* DATASET EXTRACT
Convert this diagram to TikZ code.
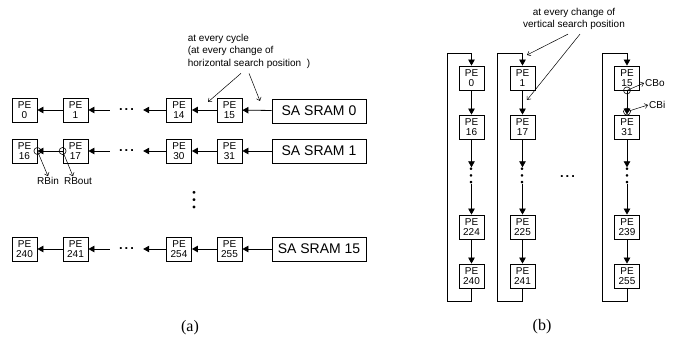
\documentclass[tikz,border=0pt]{standalone}
\usepackage{fontspec}
\setmainfont{Liberation Serif}
\setsansfont{Liberation Sans}
\newfontfamily\dotfont{Noto Sans CJK SC}
\usetikzlibrary{arrows.meta}

% boxes, taps and arrows shared by both halves
\tikzset{
  pe/.style={draw,line width=0.8pt,minimum width=25pt,minimum height=24pt,inner sep=0pt,align=center,
    font=\sffamily\fontsize{10}{10.5}\selectfont},
  sram/.style={draw,line width=0.8pt,minimum width=94pt,minimum height=24pt,inner sep=0pt,
    font=\sffamily\fontsize{14}{14}\selectfont},
  hdots/.style={inner sep=0pt,font=\sffamily\bfseries\fontsize{13}{13}\selectfont},
  vdots/.style={inner sep=0pt,font=\dotfont\fontsize{20}{20}\selectfont},
  tap/.style={draw,circle,line width=0.6pt,minimum size=7pt,inner sep=0pt},
  lbl/.style={inner sep=1pt,font=\sffamily\fontsize{10}{12.5}\selectfont},
  flow/.style={line width=0.8pt,-{Triangle[length=6pt,width=6.5pt]}},
  hint/.style={line width=0.5pt,-{Straight Barb[length=3pt,width=5pt]}},
}
\newcommand{\hdotrow}{.\kern2pt.\kern2pt.}
\newcommand{\vdotrow}{︙}

\begin{document}
\begin{tikzpicture}[x=1pt,y=-1pt]
\useasboundingbox (0,0) rectangle (673,342);

% (a) rows fed from the SA SRAMs
\node[pe] (h0) at (24.5,110) {PE\\0};
\node[pe] (h1) at (75.5,110) {PE\\1};
\node[hdots,minimum width=33pt] (hd0) at (126.5,110) {\hdotrow};
\node[pe] (h14) at (179,110) {PE\\14};
\node[pe] (h15) at (229.5,110) {PE\\15};
\node[sram] (sram0) at (319,111) {SA SRAM 0};
\draw[flow] (sram0) -- (h15);
\draw[flow] (h15) -- (h14);
\draw[flow] (h14) -- (hd0);
\draw[flow] (hd0) -- (h1);
\draw[flow] (h1) -- (h0);

\node[pe] (h16) at (24.5,151) {PE\\16};
\node[pe] (h17) at (75.5,151) {PE\\17};
\node[hdots,minimum width=33pt] (hd1) at (126.5,151) {\hdotrow};
\node[pe] (h30) at (179,151) {PE\\30};
\node[pe] (h31) at (229.5,151) {PE\\31};
\node[sram] (sram1) at (319,151) {SA SRAM 1};
\draw[flow] (sram1) -- (h31);
\draw[flow] (h31) -- (h30);
\draw[flow] (h30) -- (hd1);
\draw[flow] (hd1) -- (h17);
\draw[flow] (h17) -- (h16);

\node[pe] (h240) at (24.5,249) {PE\\240};
\node[pe] (h241) at (75.5,249) {PE\\241};
\node[hdots,minimum width=33pt] (hd15) at (126.5,249) {\hdotrow};
\node[pe] (h254) at (179,249) {PE\\254};
\node[pe] (h255) at (229.5,249) {PE\\255};
\node[sram] (sram15) at (319,249) {SA SRAM 15};
\draw[flow] (sram15) -- (h255);
\draw[flow] (h255) -- (h254);
\draw[flow] (h254) -- (hd15);
\draw[flow] (hd15) -- (h241);
\draw[flow] (h241) -- (h240);

\node[vdots,font=\dotfont\fontsize{22}{22}\selectfont] (hvd) at (194,200) {\vdotrow};

% RB taps
\node[tap] (rbin) at (h16.east) {};
\node[tap] (rbout) at (h17.west) {};
\node[lbl] (rbinl) at (48,181) {RBin};
\node[lbl] (rboutl) at (78,181) {RBout};
\draw[hint] (rbin.center) -- (rbinl.north);
\draw[hint] (rbout.center) -- ([xshift=-5pt]rboutl.north);

\node[lbl,align=left] (hnote) at (249,51) {at every cycle\\(at every change of\\horizontal search position\ \ )};
\coordinate (hta) at (208,102);
\coordinate (htb) at (260,101);
\draw[hint] ([xshift=-8pt,yshift=-4pt]hnote.south) -- (hta);
\draw[hint] ([yshift=-4pt]hnote.south) -- (htb);

% (b) columns with wrap-around
\node[pe] (v0) at (471.5,78) {PE\\0};
\node[pe] (v16) at (471.5,127) {PE\\16};
\node[vdots] (vd0) at (471.5,175.5) {\vdotrow};
\node[pe] (v224) at (471.5,227) {PE\\224};
\node[pe] (v240) at (471.5,276) {PE\\240};
\draw[flow] (v0) -- (v16);
\draw[flow] (v16) -- (vd0);
\draw[flow] (vd0) -- (v224);
\draw[flow] (v224) -- (v240);
\draw[flow] (v240.south) -- ++(0,13) -- ++(-24.5,0) -- ++(0,-248) -| (v0.north);

\node[pe] (v1) at (522.5,78) {PE\\1};
\node[pe] (v17) at (522.5,127) {PE\\17};
\node[vdots] (vd1) at (522.5,175.5) {\vdotrow};
\node[pe] (v225) at (522.5,227) {PE\\225};
\node[pe] (v241) at (522.5,276) {PE\\241};
\draw[flow] (v1) -- (v17);
\draw[flow] (v17) -- (vd1);
\draw[flow] (vd1) -- (v225);
\draw[flow] (v225) -- (v241);
\draw[flow] (v241.south) -- ++(0,13) -- ++(-25.5,0) -- ++(0,-248) -| (v1.north);

\node[pe] (v15) at (627,78) {PE\\15};
\node[pe] (v31) at (627,127) {PE\\31};
\node[vdots] (vd2) at (627,175.5) {\vdotrow};
\node[pe] (v239) at (627,227) {PE\\239};
\node[pe] (v255) at (627,276) {PE\\255};
\draw[flow] (v15) -- (v31);
\draw[flow] (v31) -- (vd2);
\draw[flow] (vd2) -- (v239);
\draw[flow] (v239) -- (v255);
\draw[flow] (v255.south) -- ++(0,13) -- ++(-25,0) -- ++(0,-248) -| (v15.north);

\node[hdots] (vhd) at (567.5,177) {\hdotrow};

% CB taps
\node[tap] (cbo) at (v15.south) {};
\node[tap] (cbi) at ([yshift=3pt]v31.north) {};
\node[lbl,anchor=west] (cbol) at (644,83) {CBo};
\node[lbl,anchor=west] (cbil) at (648,105) {CBi};
\draw[hint] (cbo.center) -- (cbol.west);
\draw[hint] (cbi.center) -- (cbil.west);

\node[lbl,align=center] (vnote) at (574,19) {at every change of\\vertical search position};
\coordinate (vta) at (527,55);
\coordinate (vtb) at (527,100);
\draw[hint] ([xshift=-6pt,yshift=-3pt]vnote.south) -- (vta);
\draw[hint] ([xshift=6pt,yshift=-3pt]vnote.south) -- (vtb);

% captions
\node[font=\fontsize{16}{16}\selectfont] (capa) at (190,328) {(a)};
\node[font=\fontsize{16}{16}\selectfont] (capb) at (542,327) {(b)};
\end{tikzpicture}
\end{document}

* TASK REQUIREMENTS
Repeat only the lines from the beginning of the material through the line containing "(0,0) rectangle (673,342);", both ends kept, leaving pictures out.

* EXERCISE ANSWER
Convert this diagram to TikZ code.
\documentclass[tikz,border=0pt]{standalone}
\usepackage{fontspec}
\setmainfont{Liberation Serif}
\setsansfont{Liberation Sans}
\newfontfamily\dotfont{Noto Sans CJK SC}
\usetikzlibrary{arrows.meta}

% boxes, taps and arrows shared by both halves
\tikzset{
  pe/.style={draw,line width=0.8pt,minimum width=25pt,minimum height=24pt,inner sep=0pt,align=center,
    font=\sffamily\fontsize{10}{10.5}\selectfont},
  sram/.style={draw,line width=0.8pt,minimum width=94pt,minimum height=24pt,inner sep=0pt,
    font=\sffamily\fontsize{14}{14}\selectfont},
  hdots/.style={inner sep=0pt,font=\sffamily\bfseries\fontsize{13}{13}\selectfont},
  vdots/.style={inner sep=0pt,font=\dotfont\fontsize{20}{20}\selectfont},
  tap/.style={draw,circle,line width=0.6pt,minimum size=7pt,inner sep=0pt},
  lbl/.style={inner sep=1pt,font=\sffamily\fontsize{10}{12.5}\selectfont},
  flow/.style={line width=0.8pt,-{Triangle[length=6pt,width=6.5pt]}},
  hint/.style={line width=0.5pt,-{Straight Barb[length=3pt,width=5pt]}},
}
\newcommand{\hdotrow}{.\kern2pt.\kern2pt.}
\newcommand{\vdotrow}{︙}

\begin{document}
\begin{tikzpicture}[x=1pt,y=-1pt]
\useasboundingbox (0,0) rectangle (673,342);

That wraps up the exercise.